If we do find ETIs through SETI, so what? Because of relativity and the large distances there are only two viable economies in space, information barter and colonization. Those who want to be contacted will do the former, the latter precludes us visiting those systems since there are already different biospheres there which we are not adapted to.
In fact the best colonization economy would be found in Oort cloud colonization, lots of resources and no cost to descend gravity wells and terraform on planet scales.
" the best colonization economy would be..."
... to take better care of our own colony first, and focus on a mentality change on our own planet. We are pushing the LHC beyond the safety limits, no comparison anymore whatsoever with cosmic rays, and we are all okay with it, just like a bunch of frog's in boiling water; we are chopping down the Rainforest and gazing at it like a bunch of chewing cows, as long as we have some grass; and here this guy starts to talk about colonization Oort cloud, you know every now and then a meteor gets to be knocked our way, so why would we go up there while all we have to do is wait to collect one of those comets flying by. We humans are just too much for this planet to survive, there's a catch 22.
Isn't 11 earth masses substantially bigger than the core of a small gas giant? So presumably that would have to form from smaller objects after the gas in the protoplanetary disk gets used up. Planetoids colliding with each other might explain the excentricity too.
That doesn't necessarily follow, Michael.
It may be that the planet is only rocky because all the lighter stuff that remained a gas has been blown out of the atmosphere, hence it would otherwise have been a gas giant like Jupiter, but for that extreme environment.
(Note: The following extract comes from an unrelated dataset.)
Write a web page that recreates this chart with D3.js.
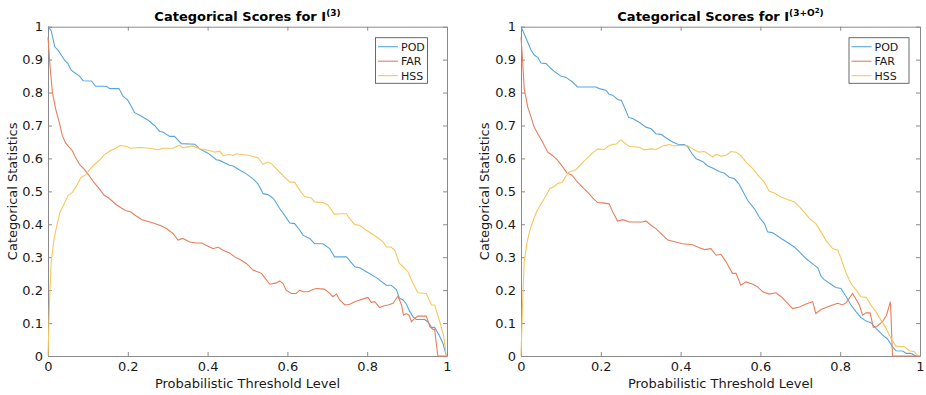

Ah, that would also work. You'd need a strong solar wind and /or a weak planetary magnetic field for it though. Meh, it's all speculation for now.
Thankyou. Marvellous find and wonderful write up of it here. Cheers.
It is my understanding that nearly all of the extrasolar planets discovered in the last 15 years or so have been found by detecting the dimming of their parent star when a transit by said planet occurs. Has anyone conceived of a means by which non-transiting planets might be detected within the next few decades?